**Problem requirements**. Copy each line where the word "this" occurs.

**Task input**.
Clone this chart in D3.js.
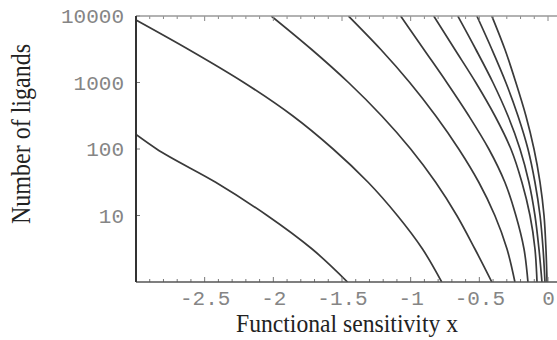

...

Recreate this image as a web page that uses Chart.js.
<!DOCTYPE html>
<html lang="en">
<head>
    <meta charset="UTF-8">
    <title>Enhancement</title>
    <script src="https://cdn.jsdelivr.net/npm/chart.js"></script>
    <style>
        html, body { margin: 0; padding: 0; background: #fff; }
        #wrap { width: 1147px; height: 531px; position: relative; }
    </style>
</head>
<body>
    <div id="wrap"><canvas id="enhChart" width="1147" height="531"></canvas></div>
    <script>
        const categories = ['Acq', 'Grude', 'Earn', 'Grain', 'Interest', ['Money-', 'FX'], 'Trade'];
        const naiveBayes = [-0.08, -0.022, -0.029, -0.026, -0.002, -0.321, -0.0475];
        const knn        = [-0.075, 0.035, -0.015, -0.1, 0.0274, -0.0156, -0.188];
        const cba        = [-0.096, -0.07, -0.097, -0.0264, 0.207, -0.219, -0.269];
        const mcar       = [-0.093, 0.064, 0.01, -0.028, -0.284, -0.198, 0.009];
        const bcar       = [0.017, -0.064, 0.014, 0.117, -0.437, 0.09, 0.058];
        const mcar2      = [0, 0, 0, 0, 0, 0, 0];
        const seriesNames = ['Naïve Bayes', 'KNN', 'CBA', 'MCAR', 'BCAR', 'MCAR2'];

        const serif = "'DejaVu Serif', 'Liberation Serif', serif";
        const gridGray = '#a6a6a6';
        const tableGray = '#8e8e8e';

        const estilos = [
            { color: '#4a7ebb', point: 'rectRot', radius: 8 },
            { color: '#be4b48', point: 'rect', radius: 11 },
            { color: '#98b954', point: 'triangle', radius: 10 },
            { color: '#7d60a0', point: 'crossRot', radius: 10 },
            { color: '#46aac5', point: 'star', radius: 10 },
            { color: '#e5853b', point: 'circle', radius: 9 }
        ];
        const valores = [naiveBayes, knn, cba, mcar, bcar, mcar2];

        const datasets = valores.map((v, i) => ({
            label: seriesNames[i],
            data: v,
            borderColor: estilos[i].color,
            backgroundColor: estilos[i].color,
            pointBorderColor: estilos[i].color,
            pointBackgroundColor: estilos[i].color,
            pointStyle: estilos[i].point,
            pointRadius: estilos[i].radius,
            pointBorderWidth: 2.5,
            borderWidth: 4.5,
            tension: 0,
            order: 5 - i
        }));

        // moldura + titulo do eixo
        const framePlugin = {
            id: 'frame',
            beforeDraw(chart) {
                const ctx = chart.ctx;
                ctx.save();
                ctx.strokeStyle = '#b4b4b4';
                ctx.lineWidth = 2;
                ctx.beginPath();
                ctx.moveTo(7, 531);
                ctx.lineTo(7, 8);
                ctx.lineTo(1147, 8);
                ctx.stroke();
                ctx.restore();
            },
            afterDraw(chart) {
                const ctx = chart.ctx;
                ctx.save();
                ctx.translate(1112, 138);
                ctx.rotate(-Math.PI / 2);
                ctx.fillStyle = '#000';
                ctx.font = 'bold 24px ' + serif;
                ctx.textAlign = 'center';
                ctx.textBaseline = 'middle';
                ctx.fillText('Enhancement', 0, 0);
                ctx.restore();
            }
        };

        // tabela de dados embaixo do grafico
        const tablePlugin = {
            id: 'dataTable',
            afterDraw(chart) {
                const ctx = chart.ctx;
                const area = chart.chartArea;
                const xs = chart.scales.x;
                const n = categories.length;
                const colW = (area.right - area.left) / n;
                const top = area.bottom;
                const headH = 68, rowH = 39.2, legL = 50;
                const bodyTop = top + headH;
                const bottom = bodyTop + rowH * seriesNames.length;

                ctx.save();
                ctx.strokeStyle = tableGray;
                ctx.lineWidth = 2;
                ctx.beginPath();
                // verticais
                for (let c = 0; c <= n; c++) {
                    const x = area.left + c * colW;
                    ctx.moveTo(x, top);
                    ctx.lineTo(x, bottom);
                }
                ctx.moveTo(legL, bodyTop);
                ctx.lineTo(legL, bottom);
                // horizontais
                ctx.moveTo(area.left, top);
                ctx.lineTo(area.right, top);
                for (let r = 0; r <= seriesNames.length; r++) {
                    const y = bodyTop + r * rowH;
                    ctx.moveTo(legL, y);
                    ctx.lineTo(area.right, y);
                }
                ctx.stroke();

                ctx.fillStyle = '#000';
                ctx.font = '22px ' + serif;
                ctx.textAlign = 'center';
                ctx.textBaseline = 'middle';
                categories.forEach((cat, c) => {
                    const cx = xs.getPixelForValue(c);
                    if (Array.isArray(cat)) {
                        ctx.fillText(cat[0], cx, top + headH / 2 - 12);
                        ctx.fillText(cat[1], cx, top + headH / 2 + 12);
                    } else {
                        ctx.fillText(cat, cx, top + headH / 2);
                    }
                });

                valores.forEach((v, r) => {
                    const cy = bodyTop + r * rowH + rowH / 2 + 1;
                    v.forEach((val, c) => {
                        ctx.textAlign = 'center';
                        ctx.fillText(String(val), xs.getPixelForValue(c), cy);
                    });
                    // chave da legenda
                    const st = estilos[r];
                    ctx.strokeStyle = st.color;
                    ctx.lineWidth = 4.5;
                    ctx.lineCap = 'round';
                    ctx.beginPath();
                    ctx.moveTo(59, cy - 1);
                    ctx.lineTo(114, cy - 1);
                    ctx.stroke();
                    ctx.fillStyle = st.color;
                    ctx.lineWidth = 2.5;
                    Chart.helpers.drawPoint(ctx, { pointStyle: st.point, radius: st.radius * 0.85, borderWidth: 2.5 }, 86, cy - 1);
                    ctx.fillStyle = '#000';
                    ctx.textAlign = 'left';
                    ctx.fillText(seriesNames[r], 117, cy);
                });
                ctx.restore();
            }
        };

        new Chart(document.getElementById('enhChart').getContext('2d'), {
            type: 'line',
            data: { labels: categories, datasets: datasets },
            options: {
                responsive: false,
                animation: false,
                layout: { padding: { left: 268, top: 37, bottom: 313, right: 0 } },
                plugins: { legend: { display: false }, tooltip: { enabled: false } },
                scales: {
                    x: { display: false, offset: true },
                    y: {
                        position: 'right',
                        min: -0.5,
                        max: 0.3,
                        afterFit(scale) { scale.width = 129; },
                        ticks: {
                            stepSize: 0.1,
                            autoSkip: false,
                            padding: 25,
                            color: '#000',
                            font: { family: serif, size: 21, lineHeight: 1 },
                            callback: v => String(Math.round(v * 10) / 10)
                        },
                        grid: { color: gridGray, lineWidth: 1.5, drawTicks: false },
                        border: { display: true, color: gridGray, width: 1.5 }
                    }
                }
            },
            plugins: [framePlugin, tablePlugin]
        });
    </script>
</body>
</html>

**Answer to the exercise**.
Clone this chart in D3.js.
Recreate this image as a web page that uses Chart.js.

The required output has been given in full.